Carey, Lee and Pegg reunite as variants of their personae in Hell Bent (1918), a film we previewed for the 2019 San Francisco Silent Film Festival. Carey plays a drunken card sharp who becomes the buddy and bedmate of another rascal (Lee as Cimmaron Bill) before the love of a sweet damsel (Neva Gerber as Bess Thurston) leaves him mixed up with robbers and a desert sandstorm. This rescued print has plenty of jumps and missing footage, though the story remains coherent.

One wonderful element is the self-conscious, witty, elegiac introduction, in which a western novelist is advised by his publisher to imagine a hero who’s a mix of good and bad qualities. He studies a painting by Frederic Remington–a literal framing device–and the camera dollies in to make it come alive. As we wrote in our festival preview, “striking visual moments include the use of silhouettes on the sand and a shot that pans down a hill to follow a tumbling carriage before it’s overtaken by its own abandoned horses.”

Universal’s 4K restorations are pretty much fantastic and don’t compare even slightly with the unwatchable eyesores available online. Tag Gallagher‘s visual essays on both films call attention to Ford’s use of space and how it parallels the films of his older brother Francis Ford, who was instrumental in his career. Historian Joseph McBride offers commentaries about Ford as “an idealist who dwells on the destruction of his own ideals”. Hell Bent has the most valuable bonus: the audio of McBride’s 1970 interview with an irascible Ford on the day he announced his retirement.
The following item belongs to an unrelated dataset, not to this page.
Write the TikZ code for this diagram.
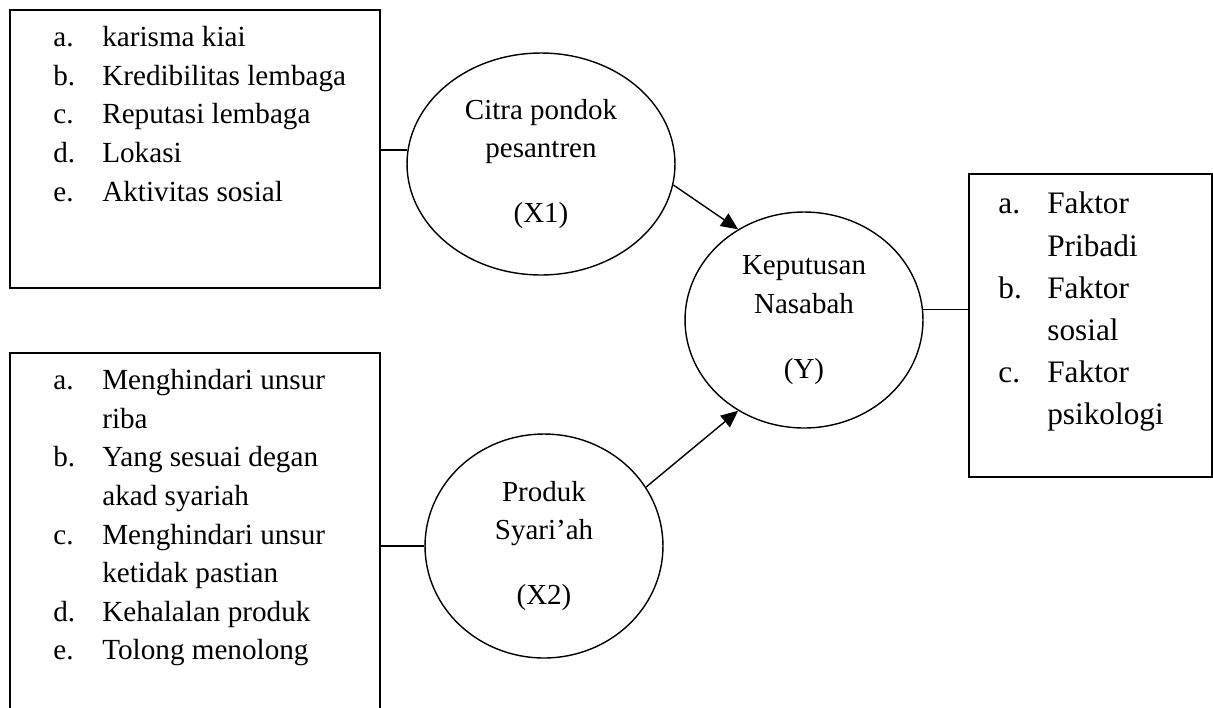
\documentclass[tikz,border=0pt]{standalone}
\usepackage{fontspec}
\setmainfont{Liberation Serif}
\usetikzlibrary{arrows.meta,shapes.geometric}

\begin{document}
\begin{tikzpicture}[x=0.02cm,y=-0.02cm,
    indbox/.style={draw,line width=1pt,rectangle,anchor=north west,inner sep=0pt},
    varoval/.style={draw,line width=.8pt,ellipse,inner sep=0pt,align=center,
      font=\fontsize{16.5}{22}\selectfont},
    listtxt/.style={anchor=north west,inner sep=0pt,
      font=\fontsize{16.6}{22}\selectfont},
    link/.style={line width=.8pt},
    pathto/.style={line width=.8pt,-{Triangle[length=3.4mm,width=3mm]}}]
    \useasboundingbox (0,0) rectangle (1213,707);
    \clip (0,0) rectangle (1213,707);
    % indicator boxes
    \node[indbox,minimum width=7.40cm,minimum height=5.56cm] (citraind) at (9,9) {};
    \node[listtxt] (citratxt) at (53,19) {\begin{tabular}{@{}p{0.98cm}@{}l@{}}
      a. & karisma kiai\\
      b. & Kredibilitas lembaga\\
      c. & Reputasi lembaga\\
      d. & Lokasi\\
      e. & Aktivitas sosial
    \end{tabular}};
    \node[indbox,minimum width=7.40cm,minimum height=8.16cm] (produkind) at (9,352) {};
    \node[listtxt] (produktxt) at (53,362) {\begin{tabular}{@{}p{0.98cm}@{}l@{}}
      a. & Menghindari unsur\\
         & riba\\
      b. & Yang sesuai degan\\
         & akad syariah\\
      c. & Menghindari unsur\\
         & ketidak pastian\\
      d. & Kehalalan produk\\
      e. & Tolong menolong
    \end{tabular}};
    \node[indbox,minimum width=4.86cm,minimum height=6.06cm] (keputind) at (968,173) {};
    \node[listtxt,font=\fontsize{17.8}{24}\selectfont] (keputtxt) at (998,184)
      {\begin{tabular}{@{}p{0.98cm}@{}l@{}}
      a. & Faktor\\
         & Pribadi\\
      b. & Faktor\\
         & sosial\\
      c. & Faktor\\
         & psikologi
    \end{tabular}};
    % variables
    \node[varoval,minimum width=5.36cm,minimum height=4.44cm] (citra) at (541,164)
      {Citra pondok\\pesantren\\[15pt](X1)};
    \node[varoval,minimum width=4.76cm,minimum height=4.32cm] (kep) at (804,320)
      {Keputusan\\Nasabah\\[15pt](Y)};
    \node[varoval,minimum width=4.76cm,minimum height=4.48cm] (produk) at (544,546)
      {Produk\\Syari’ah\\[15pt](X2)};
    % connectors
    \draw[link] (citra.174) -- (citra.174 -| citraind.east);
    \draw[link] (produk.west) -- (produk.west -| produkind.east);
    \draw[link] (kep.5) -- (kep.5 -| keputind.west);
    \draw[pathto] (citra.-9) -- (kep.126);
    \draw[pathto] (produk.30) -- (kep.234);
  \end{tikzpicture}
\end{document}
McBride observes that out of Ford’s 65 silent features, only 25 survive in whole or in part, and only a few of these are the Carey westerns. The ones we have are very good and make us mourn what’s lost to time, as Ford continually does. At least these titles are still here. My only quibble is that these one-hour films could have easily made a double-feature instead of separate discs, but there you are.